Hot Topic - Sports Rights
Traditional television broadcasters have been backed into a painful corner. Video on demand services of the subscription kind are steadily raiding viewers who will pay for top flight drama and comedy series. Big name live sports is increasingly the domaine of pay-TV operators. Free-to-air broadcasters find the left-overs less than tasty.
The transcendent advantage of live events, and competition for them, has the complete and full attention of television broadcasters. This means, for most broadcasters, sports. Acquiring rights to the biggest events is evermore costly as is the expense of maximising every produced second. The thrill of the unexpected, surprising and even shocking attract huge audiences to live sports, perhaps more than victories and defeats. It is a television broadcaster's major prize.
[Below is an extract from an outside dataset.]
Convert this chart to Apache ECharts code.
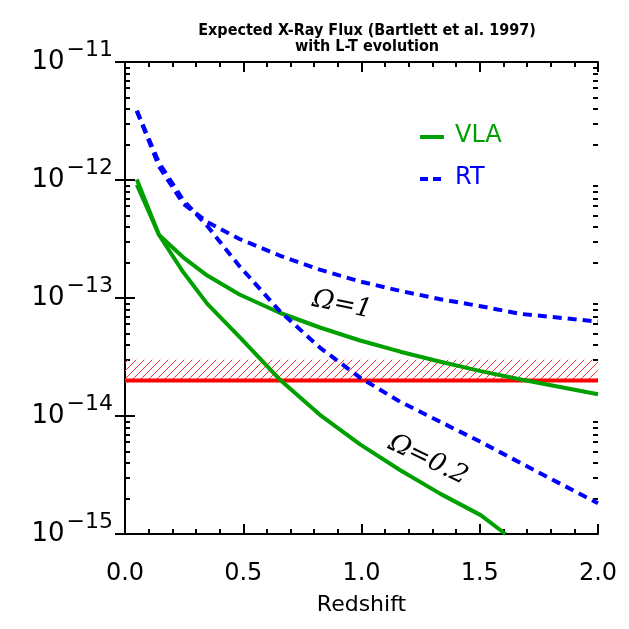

European public broadcasters once held a distinct advantage in sports broadcasting, largely from generous staffing and advantageous sports rights contracts. Those days are fading fast. Pay-TV operators and telecoms have roared into sports broadcasting with buckets of money.
Television viewers have benefited greatly from new actors on the media scene. All that competition from nimble new faces has brought more cool stuff to screens of all size. And prices are lower. It’s making broadcasters crazy.
The pay-TV business is certainly getting complicated. Customers once were enticed by premium movies and sports, a fairly straight-forward proposition; take it or leave it. Now the product range may include broadband and mobile connectivity as well as boxes on top of the TV set and boxes filled with DVDs. Every customer in the digital age can custom-order a basket filled with every want and desire.
It’s another digital dividend. Telecoms fat with cash are taking over the television business. Once again distribution trumps content. Lucy has grabbed the football once again.
Sports rule media, plainly in evidence from last weekend’s parade of big events. Broadcasters typically pull out all the stops to attract viewers, investing in time, talent and technology. Pay-TV challenges free-to-air channels and all-sports channels proliferate. Players play, viewers watch and rights fees rise.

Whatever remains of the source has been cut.